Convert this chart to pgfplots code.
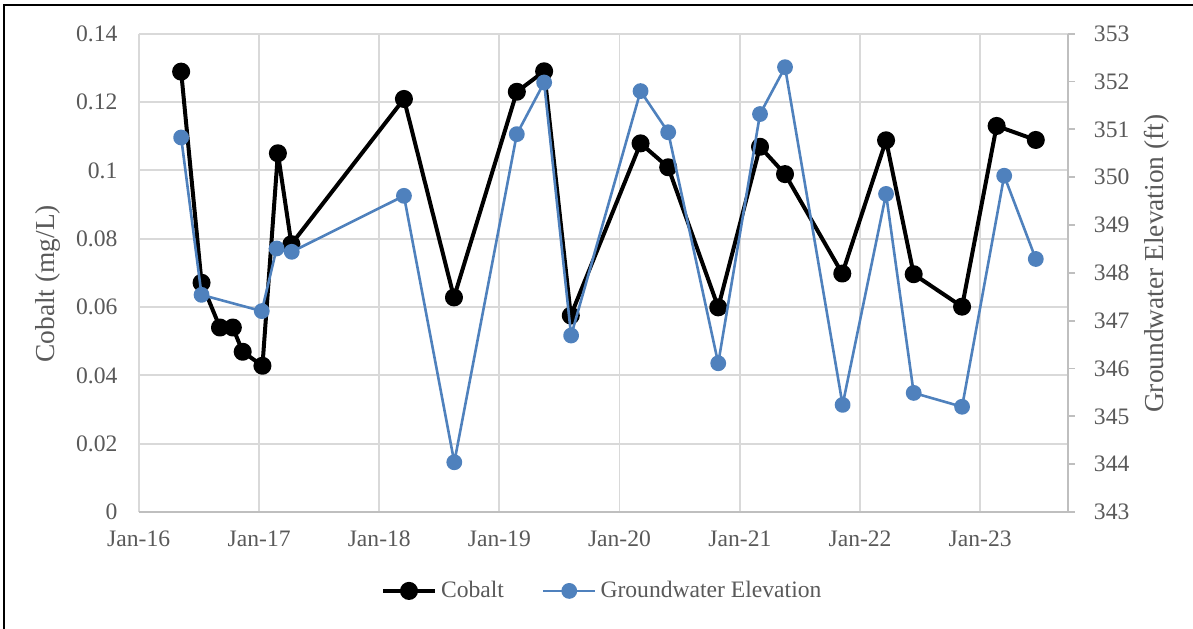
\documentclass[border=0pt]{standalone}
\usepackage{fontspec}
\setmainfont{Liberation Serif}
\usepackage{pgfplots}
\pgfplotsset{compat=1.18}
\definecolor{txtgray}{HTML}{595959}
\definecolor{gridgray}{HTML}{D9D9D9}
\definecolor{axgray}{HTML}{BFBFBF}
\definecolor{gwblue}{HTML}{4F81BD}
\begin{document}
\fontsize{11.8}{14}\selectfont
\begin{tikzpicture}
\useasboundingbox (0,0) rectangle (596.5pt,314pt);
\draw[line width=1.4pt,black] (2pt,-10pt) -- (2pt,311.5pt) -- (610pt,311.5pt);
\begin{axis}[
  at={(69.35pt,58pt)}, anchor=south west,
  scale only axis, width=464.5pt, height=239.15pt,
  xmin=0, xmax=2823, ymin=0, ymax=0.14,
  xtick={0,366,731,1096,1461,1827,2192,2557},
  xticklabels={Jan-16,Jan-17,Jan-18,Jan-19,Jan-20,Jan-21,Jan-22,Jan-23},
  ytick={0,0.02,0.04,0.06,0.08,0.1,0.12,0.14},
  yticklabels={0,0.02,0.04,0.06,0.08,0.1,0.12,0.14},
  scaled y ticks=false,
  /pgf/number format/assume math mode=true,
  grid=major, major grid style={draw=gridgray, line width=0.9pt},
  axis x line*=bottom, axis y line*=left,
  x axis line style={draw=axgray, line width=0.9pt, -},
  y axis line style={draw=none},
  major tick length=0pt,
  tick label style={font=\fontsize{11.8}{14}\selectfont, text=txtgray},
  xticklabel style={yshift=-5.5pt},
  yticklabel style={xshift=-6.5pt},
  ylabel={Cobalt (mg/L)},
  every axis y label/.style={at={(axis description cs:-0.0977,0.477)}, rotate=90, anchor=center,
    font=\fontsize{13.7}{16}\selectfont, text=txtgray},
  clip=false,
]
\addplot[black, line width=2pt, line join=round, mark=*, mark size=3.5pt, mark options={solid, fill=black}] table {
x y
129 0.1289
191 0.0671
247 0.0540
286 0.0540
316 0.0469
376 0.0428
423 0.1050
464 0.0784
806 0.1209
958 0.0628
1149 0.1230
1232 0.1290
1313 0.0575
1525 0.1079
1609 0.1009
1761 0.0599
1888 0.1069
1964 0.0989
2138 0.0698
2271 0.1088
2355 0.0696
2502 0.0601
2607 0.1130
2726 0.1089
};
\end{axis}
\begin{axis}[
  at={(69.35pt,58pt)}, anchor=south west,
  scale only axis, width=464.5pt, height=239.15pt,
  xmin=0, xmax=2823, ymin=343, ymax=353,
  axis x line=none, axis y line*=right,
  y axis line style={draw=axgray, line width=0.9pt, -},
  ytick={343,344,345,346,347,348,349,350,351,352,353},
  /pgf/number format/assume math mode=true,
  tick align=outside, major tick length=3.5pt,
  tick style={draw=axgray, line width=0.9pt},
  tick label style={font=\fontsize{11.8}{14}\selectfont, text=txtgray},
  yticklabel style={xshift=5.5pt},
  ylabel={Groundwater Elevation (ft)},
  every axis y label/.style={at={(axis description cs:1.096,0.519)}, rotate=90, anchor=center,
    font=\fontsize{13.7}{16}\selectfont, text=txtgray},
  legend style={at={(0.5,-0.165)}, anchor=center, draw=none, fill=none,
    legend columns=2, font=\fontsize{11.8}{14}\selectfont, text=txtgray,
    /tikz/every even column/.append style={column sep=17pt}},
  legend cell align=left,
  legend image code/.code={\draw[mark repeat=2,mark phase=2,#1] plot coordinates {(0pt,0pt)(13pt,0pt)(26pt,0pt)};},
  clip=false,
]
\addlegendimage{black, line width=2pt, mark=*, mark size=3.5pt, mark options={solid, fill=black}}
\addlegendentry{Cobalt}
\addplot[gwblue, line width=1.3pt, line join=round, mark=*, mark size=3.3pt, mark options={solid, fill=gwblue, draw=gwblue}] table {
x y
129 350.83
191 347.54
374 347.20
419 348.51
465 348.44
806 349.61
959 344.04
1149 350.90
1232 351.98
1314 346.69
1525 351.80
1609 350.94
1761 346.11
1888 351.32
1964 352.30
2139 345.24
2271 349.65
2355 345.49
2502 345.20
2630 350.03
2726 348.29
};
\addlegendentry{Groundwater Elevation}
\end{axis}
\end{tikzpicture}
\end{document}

==

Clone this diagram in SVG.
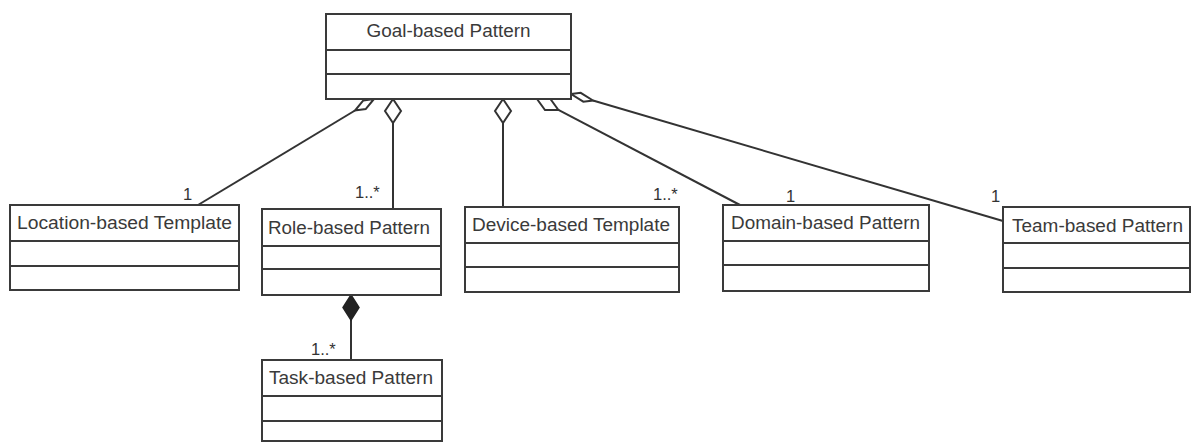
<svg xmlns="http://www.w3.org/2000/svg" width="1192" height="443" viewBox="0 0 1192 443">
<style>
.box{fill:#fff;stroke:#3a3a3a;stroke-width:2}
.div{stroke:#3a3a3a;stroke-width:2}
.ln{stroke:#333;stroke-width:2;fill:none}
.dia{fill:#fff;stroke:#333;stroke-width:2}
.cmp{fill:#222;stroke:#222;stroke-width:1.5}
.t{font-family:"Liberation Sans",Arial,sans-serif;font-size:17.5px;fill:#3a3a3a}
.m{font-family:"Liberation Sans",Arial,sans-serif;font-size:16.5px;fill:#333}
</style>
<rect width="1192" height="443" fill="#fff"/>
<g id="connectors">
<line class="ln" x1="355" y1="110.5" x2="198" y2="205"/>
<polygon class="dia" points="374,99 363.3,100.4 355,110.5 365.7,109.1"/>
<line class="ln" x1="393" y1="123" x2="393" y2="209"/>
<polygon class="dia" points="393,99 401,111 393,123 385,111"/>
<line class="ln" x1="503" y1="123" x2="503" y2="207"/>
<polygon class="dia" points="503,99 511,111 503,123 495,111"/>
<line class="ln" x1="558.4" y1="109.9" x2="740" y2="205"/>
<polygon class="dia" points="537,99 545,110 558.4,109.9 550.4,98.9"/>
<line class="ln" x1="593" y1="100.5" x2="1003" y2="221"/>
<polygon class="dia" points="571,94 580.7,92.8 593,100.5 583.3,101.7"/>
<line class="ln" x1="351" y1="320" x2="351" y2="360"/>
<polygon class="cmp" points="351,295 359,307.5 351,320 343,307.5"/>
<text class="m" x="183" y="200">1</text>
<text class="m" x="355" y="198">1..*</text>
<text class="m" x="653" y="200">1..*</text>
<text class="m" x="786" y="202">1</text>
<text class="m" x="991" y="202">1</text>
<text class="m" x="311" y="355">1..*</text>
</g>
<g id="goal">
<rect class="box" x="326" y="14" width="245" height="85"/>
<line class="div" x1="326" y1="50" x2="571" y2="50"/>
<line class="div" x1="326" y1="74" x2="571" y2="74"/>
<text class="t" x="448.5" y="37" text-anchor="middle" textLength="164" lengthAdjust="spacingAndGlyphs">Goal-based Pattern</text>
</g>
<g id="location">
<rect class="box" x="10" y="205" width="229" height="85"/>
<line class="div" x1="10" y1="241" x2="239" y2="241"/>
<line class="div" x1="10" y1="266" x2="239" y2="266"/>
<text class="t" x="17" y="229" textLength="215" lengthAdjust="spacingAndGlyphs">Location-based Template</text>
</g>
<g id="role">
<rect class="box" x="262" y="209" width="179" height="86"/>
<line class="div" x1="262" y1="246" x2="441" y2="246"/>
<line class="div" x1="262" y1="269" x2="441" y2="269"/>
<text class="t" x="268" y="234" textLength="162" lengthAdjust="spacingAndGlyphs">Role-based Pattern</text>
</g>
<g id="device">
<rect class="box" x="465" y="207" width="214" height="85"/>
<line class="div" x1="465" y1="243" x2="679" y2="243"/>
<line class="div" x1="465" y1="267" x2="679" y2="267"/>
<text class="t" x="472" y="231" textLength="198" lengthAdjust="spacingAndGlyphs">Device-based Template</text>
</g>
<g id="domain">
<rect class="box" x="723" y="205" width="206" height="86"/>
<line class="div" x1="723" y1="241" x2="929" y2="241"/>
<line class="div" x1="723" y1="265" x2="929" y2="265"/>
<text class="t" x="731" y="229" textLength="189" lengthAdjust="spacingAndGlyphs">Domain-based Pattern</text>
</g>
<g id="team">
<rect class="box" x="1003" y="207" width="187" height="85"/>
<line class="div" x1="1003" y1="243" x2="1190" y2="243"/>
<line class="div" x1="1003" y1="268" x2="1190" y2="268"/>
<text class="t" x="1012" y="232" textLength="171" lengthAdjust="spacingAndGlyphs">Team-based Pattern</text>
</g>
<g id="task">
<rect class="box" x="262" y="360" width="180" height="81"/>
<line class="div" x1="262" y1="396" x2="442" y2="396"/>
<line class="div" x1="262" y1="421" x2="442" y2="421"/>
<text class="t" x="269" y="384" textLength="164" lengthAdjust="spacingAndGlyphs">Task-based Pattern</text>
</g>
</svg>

WHAT YOU NEED TO DO:
Show each line in the entries that holds the string "code".

RESPONSE FOR THIS EXERCISE:
Convert this chart to pgfplots code.
  legend image code/.code={\draw[mark repeat=2,mark phase=2,#1] plot coordinates {(0pt,0pt)(13pt,0pt)(26pt,0pt)};},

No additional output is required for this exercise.